▶ [Supplied records]:
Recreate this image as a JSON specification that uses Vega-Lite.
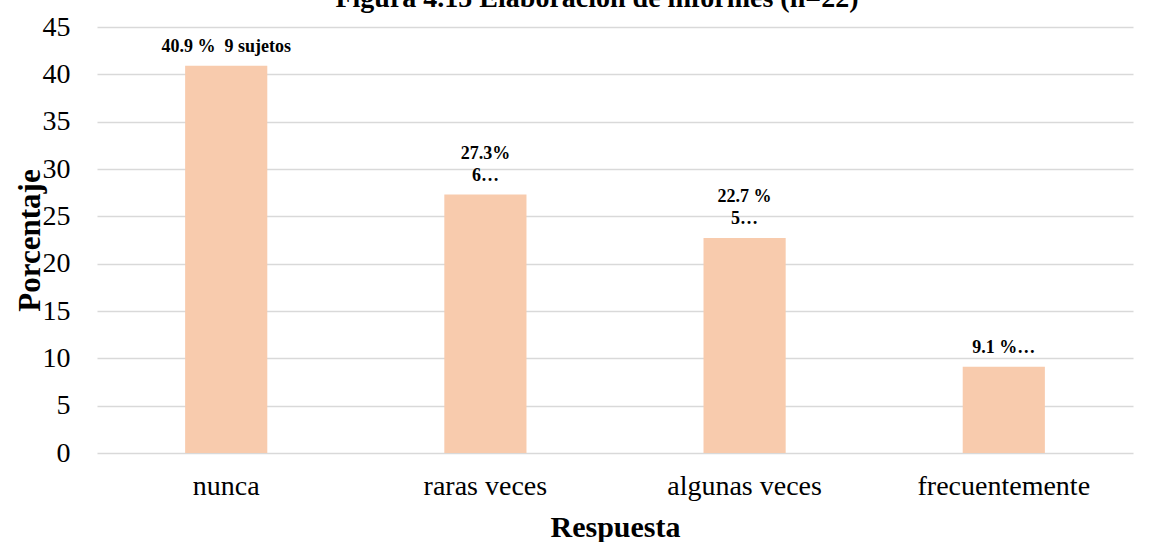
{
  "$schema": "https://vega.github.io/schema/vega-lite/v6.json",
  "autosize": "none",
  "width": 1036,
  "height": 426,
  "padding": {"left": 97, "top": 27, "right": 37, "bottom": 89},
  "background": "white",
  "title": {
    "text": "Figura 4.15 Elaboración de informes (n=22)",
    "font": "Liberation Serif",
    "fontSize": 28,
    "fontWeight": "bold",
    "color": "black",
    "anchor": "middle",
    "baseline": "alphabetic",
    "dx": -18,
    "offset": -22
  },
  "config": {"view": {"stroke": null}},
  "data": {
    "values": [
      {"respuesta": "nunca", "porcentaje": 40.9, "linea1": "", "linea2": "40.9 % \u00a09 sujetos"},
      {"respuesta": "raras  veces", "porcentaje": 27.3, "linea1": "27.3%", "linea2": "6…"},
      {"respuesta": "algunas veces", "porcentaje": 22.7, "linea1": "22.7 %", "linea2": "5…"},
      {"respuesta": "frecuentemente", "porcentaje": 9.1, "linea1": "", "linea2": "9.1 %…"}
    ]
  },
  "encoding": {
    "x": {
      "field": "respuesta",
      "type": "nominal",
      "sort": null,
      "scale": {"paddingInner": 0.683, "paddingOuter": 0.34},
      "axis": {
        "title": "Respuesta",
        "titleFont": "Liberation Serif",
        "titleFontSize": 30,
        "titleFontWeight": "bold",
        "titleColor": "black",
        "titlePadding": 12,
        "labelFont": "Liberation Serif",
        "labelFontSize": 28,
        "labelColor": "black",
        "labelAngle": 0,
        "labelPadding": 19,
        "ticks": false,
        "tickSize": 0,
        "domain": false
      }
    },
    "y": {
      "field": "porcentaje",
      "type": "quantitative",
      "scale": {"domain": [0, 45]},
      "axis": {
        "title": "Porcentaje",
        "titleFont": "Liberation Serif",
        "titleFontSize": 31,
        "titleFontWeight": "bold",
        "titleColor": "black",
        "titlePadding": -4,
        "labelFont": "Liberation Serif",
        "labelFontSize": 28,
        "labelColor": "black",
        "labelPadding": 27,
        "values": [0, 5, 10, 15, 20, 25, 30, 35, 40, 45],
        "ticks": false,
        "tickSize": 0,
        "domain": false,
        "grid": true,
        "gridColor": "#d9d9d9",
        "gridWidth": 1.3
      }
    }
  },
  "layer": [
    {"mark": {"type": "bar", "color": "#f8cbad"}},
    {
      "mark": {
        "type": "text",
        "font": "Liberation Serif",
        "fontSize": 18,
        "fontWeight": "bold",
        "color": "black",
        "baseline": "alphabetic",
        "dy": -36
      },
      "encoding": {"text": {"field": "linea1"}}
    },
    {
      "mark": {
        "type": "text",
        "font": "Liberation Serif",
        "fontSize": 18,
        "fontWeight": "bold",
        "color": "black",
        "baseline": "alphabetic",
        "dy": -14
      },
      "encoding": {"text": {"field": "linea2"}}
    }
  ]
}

--

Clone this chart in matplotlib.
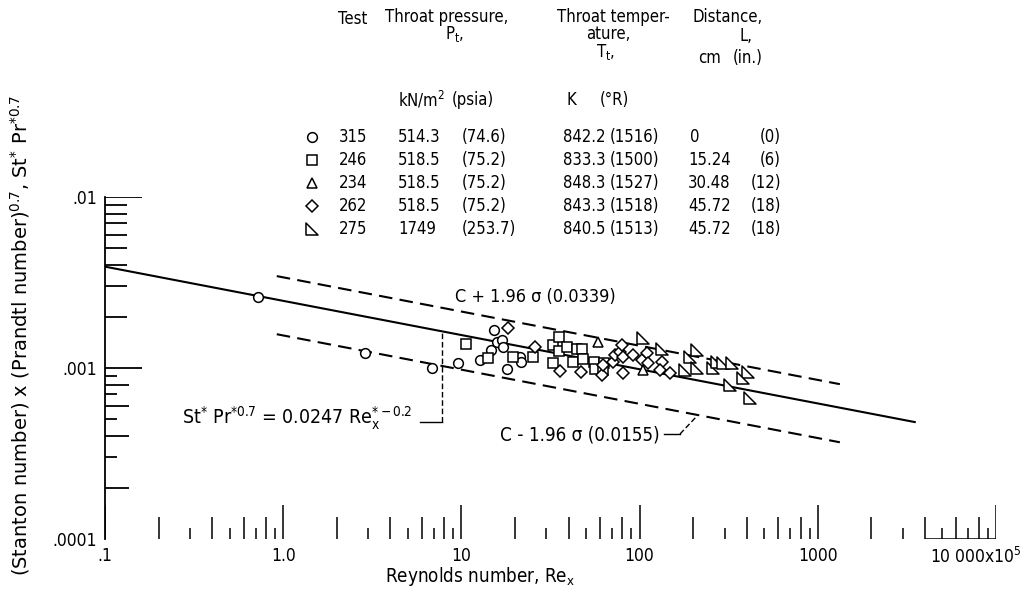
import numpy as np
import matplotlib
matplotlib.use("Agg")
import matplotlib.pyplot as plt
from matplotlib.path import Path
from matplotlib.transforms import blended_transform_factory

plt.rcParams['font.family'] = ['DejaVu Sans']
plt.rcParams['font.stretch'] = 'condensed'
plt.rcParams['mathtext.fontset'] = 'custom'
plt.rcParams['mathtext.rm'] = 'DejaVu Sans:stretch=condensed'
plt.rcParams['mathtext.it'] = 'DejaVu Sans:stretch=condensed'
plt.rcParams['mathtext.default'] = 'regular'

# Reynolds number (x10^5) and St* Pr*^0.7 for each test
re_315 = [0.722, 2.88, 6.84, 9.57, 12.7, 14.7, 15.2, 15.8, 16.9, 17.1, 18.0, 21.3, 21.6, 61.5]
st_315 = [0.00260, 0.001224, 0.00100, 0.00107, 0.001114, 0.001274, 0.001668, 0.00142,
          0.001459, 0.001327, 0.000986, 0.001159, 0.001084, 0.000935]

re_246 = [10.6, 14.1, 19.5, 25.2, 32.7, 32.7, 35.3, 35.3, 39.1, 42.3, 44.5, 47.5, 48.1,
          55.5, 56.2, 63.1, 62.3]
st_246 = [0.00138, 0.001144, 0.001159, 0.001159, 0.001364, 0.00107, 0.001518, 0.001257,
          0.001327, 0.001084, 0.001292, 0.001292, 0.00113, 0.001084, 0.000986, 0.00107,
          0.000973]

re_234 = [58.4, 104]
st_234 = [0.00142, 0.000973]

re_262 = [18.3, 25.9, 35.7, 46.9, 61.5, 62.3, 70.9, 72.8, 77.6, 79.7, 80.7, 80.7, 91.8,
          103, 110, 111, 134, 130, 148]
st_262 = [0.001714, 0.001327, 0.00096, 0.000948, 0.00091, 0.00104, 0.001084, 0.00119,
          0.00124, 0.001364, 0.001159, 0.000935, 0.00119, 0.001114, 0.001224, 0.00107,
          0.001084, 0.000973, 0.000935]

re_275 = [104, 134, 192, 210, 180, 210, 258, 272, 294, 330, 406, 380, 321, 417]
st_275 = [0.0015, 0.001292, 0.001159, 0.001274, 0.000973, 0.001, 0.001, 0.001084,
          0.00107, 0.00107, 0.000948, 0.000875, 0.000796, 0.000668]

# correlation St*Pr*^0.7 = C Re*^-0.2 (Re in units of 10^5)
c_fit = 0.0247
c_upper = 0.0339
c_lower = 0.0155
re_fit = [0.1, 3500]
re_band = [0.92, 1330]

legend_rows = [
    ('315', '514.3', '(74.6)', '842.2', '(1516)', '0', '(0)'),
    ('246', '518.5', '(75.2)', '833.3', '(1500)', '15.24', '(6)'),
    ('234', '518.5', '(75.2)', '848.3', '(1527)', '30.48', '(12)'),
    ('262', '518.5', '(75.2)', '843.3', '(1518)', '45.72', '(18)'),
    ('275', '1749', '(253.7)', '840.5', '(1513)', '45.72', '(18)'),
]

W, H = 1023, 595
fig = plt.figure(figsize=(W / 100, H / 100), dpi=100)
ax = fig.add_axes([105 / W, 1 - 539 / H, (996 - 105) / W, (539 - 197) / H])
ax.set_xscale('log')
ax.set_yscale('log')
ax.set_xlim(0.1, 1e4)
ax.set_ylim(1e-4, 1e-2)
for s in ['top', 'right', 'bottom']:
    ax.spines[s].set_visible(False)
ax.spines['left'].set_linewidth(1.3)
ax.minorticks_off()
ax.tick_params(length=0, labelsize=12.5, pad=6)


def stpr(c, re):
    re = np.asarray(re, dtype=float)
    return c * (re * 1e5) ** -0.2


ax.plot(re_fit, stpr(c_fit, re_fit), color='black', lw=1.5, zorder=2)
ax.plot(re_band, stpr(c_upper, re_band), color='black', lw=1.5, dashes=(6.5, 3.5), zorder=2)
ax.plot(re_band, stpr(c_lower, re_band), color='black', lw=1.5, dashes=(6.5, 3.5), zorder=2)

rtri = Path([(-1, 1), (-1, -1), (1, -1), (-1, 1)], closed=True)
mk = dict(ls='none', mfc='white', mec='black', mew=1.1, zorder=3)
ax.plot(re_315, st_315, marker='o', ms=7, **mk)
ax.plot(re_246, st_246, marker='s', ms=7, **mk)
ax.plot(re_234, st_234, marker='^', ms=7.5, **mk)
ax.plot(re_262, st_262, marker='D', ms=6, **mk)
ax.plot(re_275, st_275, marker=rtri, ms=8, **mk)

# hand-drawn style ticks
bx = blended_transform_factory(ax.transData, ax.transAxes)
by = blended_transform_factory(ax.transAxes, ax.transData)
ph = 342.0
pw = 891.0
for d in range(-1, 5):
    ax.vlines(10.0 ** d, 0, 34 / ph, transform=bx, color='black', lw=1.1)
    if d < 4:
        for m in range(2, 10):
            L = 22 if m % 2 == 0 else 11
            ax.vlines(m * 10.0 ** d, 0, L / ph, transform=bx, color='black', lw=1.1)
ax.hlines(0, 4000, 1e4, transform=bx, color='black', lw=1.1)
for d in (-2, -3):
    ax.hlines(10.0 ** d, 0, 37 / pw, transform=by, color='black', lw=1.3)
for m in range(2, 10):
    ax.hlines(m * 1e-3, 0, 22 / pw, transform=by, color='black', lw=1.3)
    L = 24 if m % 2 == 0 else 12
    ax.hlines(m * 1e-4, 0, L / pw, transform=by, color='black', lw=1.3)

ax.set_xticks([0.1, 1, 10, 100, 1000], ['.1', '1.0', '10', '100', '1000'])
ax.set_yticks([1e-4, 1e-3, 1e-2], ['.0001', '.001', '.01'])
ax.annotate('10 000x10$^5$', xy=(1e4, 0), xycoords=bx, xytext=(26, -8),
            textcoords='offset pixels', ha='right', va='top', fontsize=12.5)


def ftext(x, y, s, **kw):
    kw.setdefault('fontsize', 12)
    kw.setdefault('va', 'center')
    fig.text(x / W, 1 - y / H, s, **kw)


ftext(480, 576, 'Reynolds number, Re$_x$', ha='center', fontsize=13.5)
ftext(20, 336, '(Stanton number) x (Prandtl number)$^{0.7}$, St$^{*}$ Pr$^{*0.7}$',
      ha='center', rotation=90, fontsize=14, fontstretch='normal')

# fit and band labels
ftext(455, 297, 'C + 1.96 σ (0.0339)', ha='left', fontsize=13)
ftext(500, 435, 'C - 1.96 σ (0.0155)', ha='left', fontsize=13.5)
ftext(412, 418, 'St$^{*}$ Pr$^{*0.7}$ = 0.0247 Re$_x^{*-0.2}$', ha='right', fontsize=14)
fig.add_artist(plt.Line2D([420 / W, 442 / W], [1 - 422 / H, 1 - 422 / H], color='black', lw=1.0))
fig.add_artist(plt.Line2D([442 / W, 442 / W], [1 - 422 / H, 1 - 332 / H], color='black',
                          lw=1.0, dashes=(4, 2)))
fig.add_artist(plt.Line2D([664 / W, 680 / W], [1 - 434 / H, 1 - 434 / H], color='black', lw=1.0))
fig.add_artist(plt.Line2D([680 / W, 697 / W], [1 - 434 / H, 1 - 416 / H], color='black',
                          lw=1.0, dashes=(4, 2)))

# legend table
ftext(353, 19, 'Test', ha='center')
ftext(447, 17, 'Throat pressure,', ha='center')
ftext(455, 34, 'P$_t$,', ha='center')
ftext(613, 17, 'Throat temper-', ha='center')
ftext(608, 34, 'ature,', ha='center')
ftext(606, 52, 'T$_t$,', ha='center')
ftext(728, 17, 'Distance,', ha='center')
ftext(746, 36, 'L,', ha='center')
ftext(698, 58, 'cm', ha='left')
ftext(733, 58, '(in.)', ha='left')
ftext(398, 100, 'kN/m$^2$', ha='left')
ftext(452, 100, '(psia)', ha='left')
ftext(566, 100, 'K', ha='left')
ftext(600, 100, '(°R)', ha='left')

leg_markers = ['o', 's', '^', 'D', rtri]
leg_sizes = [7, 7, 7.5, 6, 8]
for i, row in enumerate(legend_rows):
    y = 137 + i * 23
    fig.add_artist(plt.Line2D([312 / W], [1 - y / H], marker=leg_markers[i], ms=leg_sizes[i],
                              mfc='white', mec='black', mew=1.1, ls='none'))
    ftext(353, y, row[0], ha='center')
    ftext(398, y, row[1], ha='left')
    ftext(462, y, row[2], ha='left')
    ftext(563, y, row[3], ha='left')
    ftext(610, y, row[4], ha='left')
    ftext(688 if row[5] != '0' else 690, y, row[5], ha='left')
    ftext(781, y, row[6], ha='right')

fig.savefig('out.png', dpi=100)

▶ [Exercise details]: Begin with the line where "Clone this chart in matplotlib." appears and end with the line where "plt.rcParams['mathtext.default'] = 'regular'" appears. Copy only that stretch, exactly, with no pictures.

▶ [Task response]:
Clone this chart in matplotlib.
import numpy as np
import matplotlib
matplotlib.use("Agg")
import matplotlib.pyplot as plt
from matplotlib.path import Path
from matplotlib.transforms import blended_transform_factory

plt.rcParams['font.family'] = ['DejaVu Sans']
plt.rcParams['font.stretch'] = 'condensed'
plt.rcParams['mathtext.fontset'] = 'custom'
plt.rcParams['mathtext.rm'] = 'DejaVu Sans:stretch=condensed'
plt.rcParams['mathtext.it'] = 'DejaVu Sans:stretch=condensed'
plt.rcParams['mathtext.default'] = 'regular'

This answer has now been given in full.